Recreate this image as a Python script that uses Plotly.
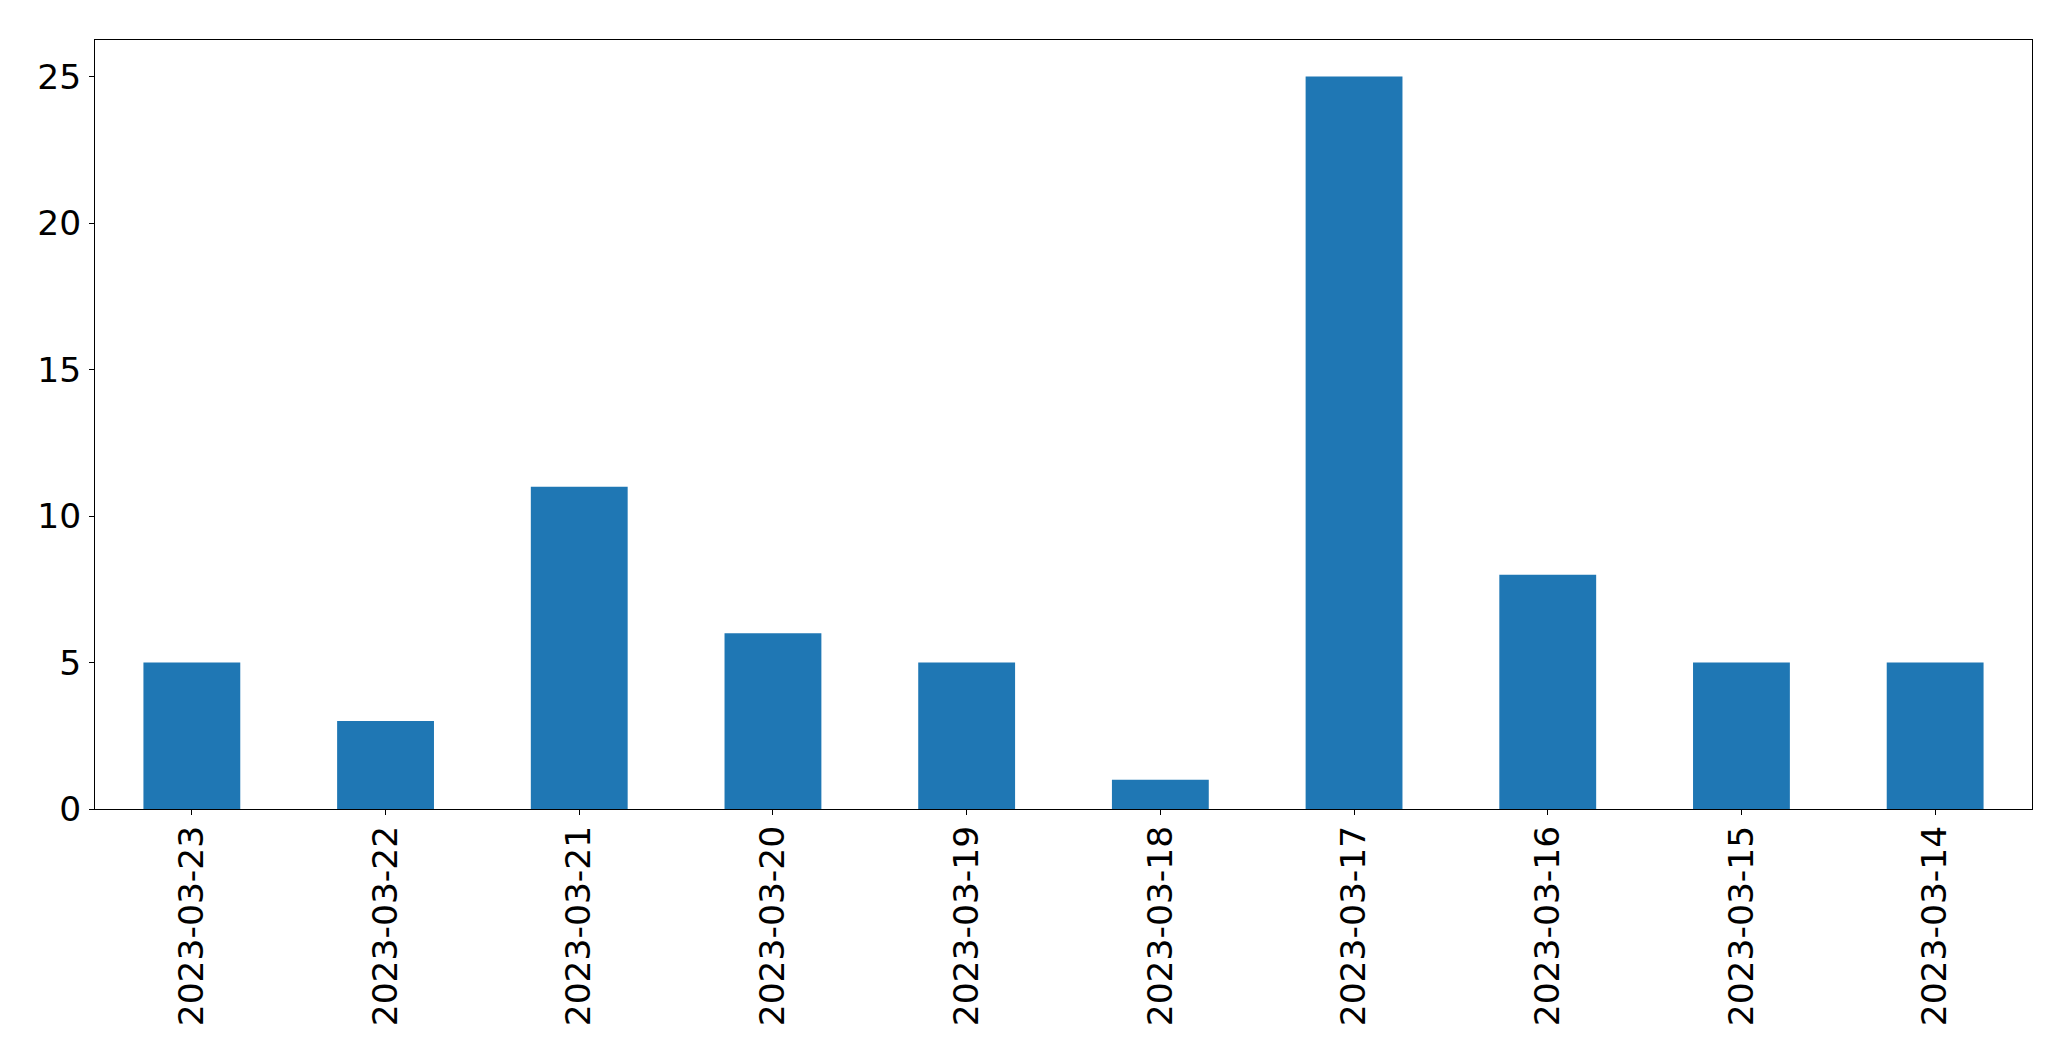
import plotly.graph_objects as go

dates = ["2023-03-23", "2023-03-22", "2023-03-21", "2023-03-20", "2023-03-19",
         "2023-03-18", "2023-03-17", "2023-03-16", "2023-03-15", "2023-03-14"]
counts = [5, 3, 11, 6, 5, 1, 25, 8, 5, 5]
y_ticks = [0, 5, 10, 15, 20, 25]

fig = go.Figure(go.Bar(x=dates, y=counts, marker=dict(color="#1f77b4", line=dict(width=0)), width=0.5))

font = dict(family="DejaVu Sans", size=34.5, color="black")
fig.update_layout(
    width=2063, height=1053,
    margin=dict(l=87, r=39, t=32, b=252, autoexpand=False),
    paper_bgcolor="white", plot_bgcolor="white",
    showlegend=False,
    font=font,
)
fig.update_xaxes(type="category", range=[-0.5, 9.5], showline=True, mirror=True,
                 linecolor="black", linewidth=1, ticks="outside", ticklen=5,
                 tickcolor="black", tickwidth=1, tickangle=-90, showgrid=False,
                 tickfont=font, ticklabelstandoff=-3)
fig.update_yaxes(range=[0, 26.25], tickvals=y_ticks, showline=True, mirror=True,
                 linecolor="black", linewidth=1, ticks="outside", ticklen=5,
                 tickcolor="black", tickwidth=1, showgrid=False, zeroline=False,
                 tickfont=font, ticklabelstandoff=1)
fig.write_html("out.html")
_ _ _
* [Exercise objective]:
Quote the material in full and exactly; do not carry over its pictures.

* [Task answer]:
Recreate this image as a Python script that uses Plotly.
import plotly.graph_objects as go

dates = ["2023-03-23", "2023-03-22", "2023-03-21", "2023-03-20", "2023-03-19",
         "2023-03-18", "2023-03-17", "2023-03-16", "2023-03-15", "2023-03-14"]
counts = [5, 3, 11, 6, 5, 1, 25, 8, 5, 5]
y_ticks = [0, 5, 10, 15, 20, 25]

fig = go.Figure(go.Bar(x=dates, y=counts, marker=dict(color="#1f77b4", line=dict(width=0)), width=0.5))

font = dict(family="DejaVu Sans", size=34.5, color="black")
fig.update_layout(
    width=2063, height=1053,
    margin=dict(l=87, r=39, t=32, b=252, autoexpand=False),
    paper_bgcolor="white", plot_bgcolor="white",
    showlegend=False,
    font=font,
)
fig.update_xaxes(type="category", range=[-0.5, 9.5], showline=True, mirror=True,
                 linecolor="black", linewidth=1, ticks="outside", ticklen=5,
                 tickcolor="black", tickwidth=1, tickangle=-90, showgrid=False,
                 tickfont=font, ticklabelstandoff=-3)
fig.update_yaxes(range=[0, 26.25], tickvals=y_ticks, showline=True, mirror=True,
                 linecolor="black", linewidth=1, ticks="outside", ticklen=5,
                 tickcolor="black", tickwidth=1, showgrid=False, zeroline=False,
                 tickfont=font, ticklabelstandoff=1)
fig.write_html("out.html")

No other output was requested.